▸ **Task to complete**:
Retype the opening lines of the data exactly, stopping after the line that contains "YAxis, ReferenceLine, LabelList". Skip every picture.

▸ **Dataset extract**:
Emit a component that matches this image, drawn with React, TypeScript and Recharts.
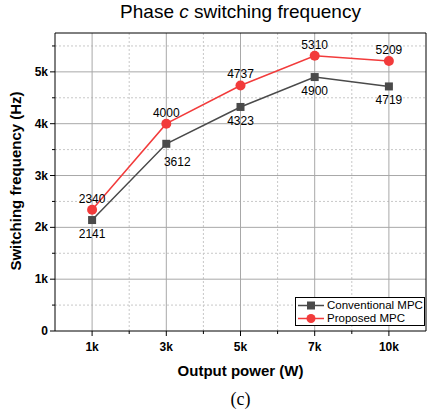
import React from 'react';
import { LineChart, Line, XAxis, YAxis, ReferenceLine, LabelList } from 'recharts';

const categories = ['1k', '3k', '5k', '7k', '10k'];
const conventional = [2141, 3612, 4323, 4900, 4719];
const proposed = [2340, 4000, 4737, 5310, 5209];

const yTicks = [0, 500, 1000, 1500, 2000, 2500, 3000, 3500, 4000, 4500, 5000, 5500];
const yMajor = [1000, 2000, 3000, 4000, 5000];
const yMinor = [500, 1500, 2500, 3500, 4500, 5500];
const xTicks = [0, 0.5, 1, 1.5, 2, 2.5, 3, 3.5, 4];
const xMajor = [0, 1, 2, 3, 4];
const xMinor = [0.5, 1.5, 2.5, 3.5];

const RED = '#f23b3b';
const GRAY = '#4a4a4a';
const FONT = '"Liberation Sans", Arial, sans-serif';

const data = categories.map((c, i) => ({
  idx: i,
  cat: c,
  conv: conventional[i],
  prop: proposed[i],
}));

const yLabel = (v: number) => (v === 0 ? '0' : `${v / 1000}k`);

const YTick = (props: any) => {
  const { x, y, payload } = props;
  const major = payload.value % 1000 === 0;
  return (
    <g>
      <line x1={x - (major ? 5 : 3)} x2={x} y1={y} y2={y} stroke="#000" />
      {major && (
        <text x={x - 7} y={y} dy={4} textAnchor="end" fontSize={12} fontWeight="bold" fill="#000" fontFamily={FONT}>
          {yLabel(payload.value)}
        </text>
      )}
    </g>
  );
};

const XTick = (props: any) => {
  const { x, y, payload } = props;
  const major = Number.isInteger(payload.value);
  return (
    <g>
      <line x1={x} x2={x} y1={y} y2={y + (major ? 5 : 3)} stroke="#000" />
      {major && (
        <text x={x} y={y + 20} textAnchor="middle" fontSize={12} fontWeight="bold" fill="#000" fontFamily={FONT}>
          {categories[payload.value]}
        </text>
      )}
    </g>
  );
};

const SquareDot = (props: any) => {
  const { cx, cy, index } = props;
  return <rect key={`sq-${index}`} x={cx - 4} y={cy - 4} width={8} height={8} fill={GRAY} />;
};

const CircleDot = (props: any) => {
  const { cx, cy, index } = props;
  return <circle key={`ci-${index}`} cx={cx} cy={cy} r={5} fill={RED} />;
};

// the 3k label of the conventional curve sits off to the right, clear of the line
const ConvLabel = (props: any) => {
  const { x, y, value, index } = props;
  const dx = index === 1 ? 11 : 0;
  const dy = index === 1 ? 4 : 0;
  return (
    <text x={x + dx} y={y + 18 + dy} textAnchor="middle" fontSize={12} fill="#000" fontFamily={FONT}>
      {value}
    </text>
  );
};

export default function App() {
  return (
    <div style={{ position: 'fixed', left: 0, top: 0, width: 429, height: 413, background: '#fff', fontFamily: FONT }}>
      <div style={{ position: 'absolute', left: 55, width: 371, top: 1, textAlign: 'center', fontSize: 19, color: '#000' }}>
        Phase <i>c</i> switching frequency
      </div>
      <LineChart width={429} height={413} data={data} margin={{ top: 33, right: 3, bottom: 62, left: 0 }}>
        {yMinor.map((v) => (
          <ReferenceLine key={`ym${v}`} y={v} stroke="#c8c8c8" strokeDasharray="2 2" />
        ))}
        {xMinor.map((v) => (
          <ReferenceLine key={`xm${v}`} x={v} stroke="#c8c8c8" strokeDasharray="2 2" />
        ))}
        {yMajor.map((v) => (
          <ReferenceLine key={`yM${v}`} y={v} stroke="#a8a8a8" />
        ))}
        {xMajor.map((v) => (
          <ReferenceLine key={`xM${v}`} x={v} stroke="#a8a8a8" />
        ))}
        <ReferenceLine y={5750} stroke="#000" />
        <ReferenceLine x={4.5} stroke="#000" />
        <XAxis
          dataKey="idx"
          type="number"
          domain={[-0.5, 4.5]}
          ticks={xTicks}
          interval={0}
          tickSize={0}
          tickMargin={0}
          tickLine={false}
          axisLine={{ stroke: '#000' }}
          tick={<XTick />}
          height={20}
        />
        <YAxis
          type="number"
          domain={[0, 5750]}
          ticks={yTicks}
          interval={0}
          tickSize={0}
          tickMargin={0}
          tickLine={false}
          axisLine={{ stroke: '#000' }}
          tick={<YTick />}
          width={55}
        />
        <Line
          dataKey="conv"
          stroke={GRAY}
          strokeWidth={1.5}
          dot={<SquareDot />}
          isAnimationActive={false}
        >
          <LabelList dataKey="conv" content={<ConvLabel />} />
        </Line>
        <Line
          dataKey="prop"
          stroke={RED}
          strokeWidth={1.5}
          dot={<CircleDot />}
          isAnimationActive={false}
        >
          <LabelList dataKey="prop" position="top" offset={7} fontSize={12} fill="#000" fontFamily={FONT} />
        </Line>
      </LineChart>
      <div
        style={{
          position: 'absolute',
          left: 15,
          top: 181,
          transform: 'translate(-50%, -50%) rotate(-90deg)',
          whiteSpace: 'nowrap',
          fontSize: 15,
          fontWeight: 'bold',
          color: '#000',
        }}
      >
        Switching frequency (Hz)
      </div>
      <div style={{ position: 'absolute', left: 55, width: 371, top: 362, textAlign: 'center', fontSize: 15, fontWeight: 'bold', color: '#000' }}>
        Output power (W)
      </div>
      <div style={{ position: 'absolute', left: 55, width: 371, top: 389, textAlign: 'center', fontSize: 18, fontFamily: '"Liberation Serif", serif', color: '#000' }}>
        (c)
      </div>
      <div
        style={{
          position: 'absolute',
          left: 295,
          top: 297,
          width: 130,
          height: 29,
          border: '1px solid #000',
          background: '#fff',
          boxSizing: 'border-box',
          fontSize: 11.5,
          color: '#000',
          padding: '1px 0 0 2px',
          lineHeight: '13px',
          whiteSpace: 'nowrap',
        }}
      >
        <div style={{ display: 'flex', alignItems: 'center' }}>
          <svg width={26} height={13}>
            <line x1={0} x2={26} y1={6.5} y2={6.5} stroke={GRAY} strokeWidth={1.5} />
            <rect x={9} y={2.5} width={8} height={8} fill={GRAY} />
          </svg>
          <span style={{ marginLeft: 3 }}>Conventional MPC</span>
        </div>
        <div style={{ display: 'flex', alignItems: 'center' }}>
          <svg width={26} height={13}>
            <line x1={0} x2={26} y1={6.5} y2={6.5} stroke={RED} strokeWidth={1.5} />
            <circle cx={13} cy={6.5} r={4.5} fill={RED} />
          </svg>
          <span style={{ marginLeft: 3 }}>Proposed MPC</span>
        </div>
      </div>
    </div>
  );
}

▸ **Output**:
Emit a component that matches this image, drawn with React, TypeScript and Recharts.
import React from 'react';
import { LineChart, Line, XAxis, YAxis, ReferenceLine, LabelList } from 'recharts';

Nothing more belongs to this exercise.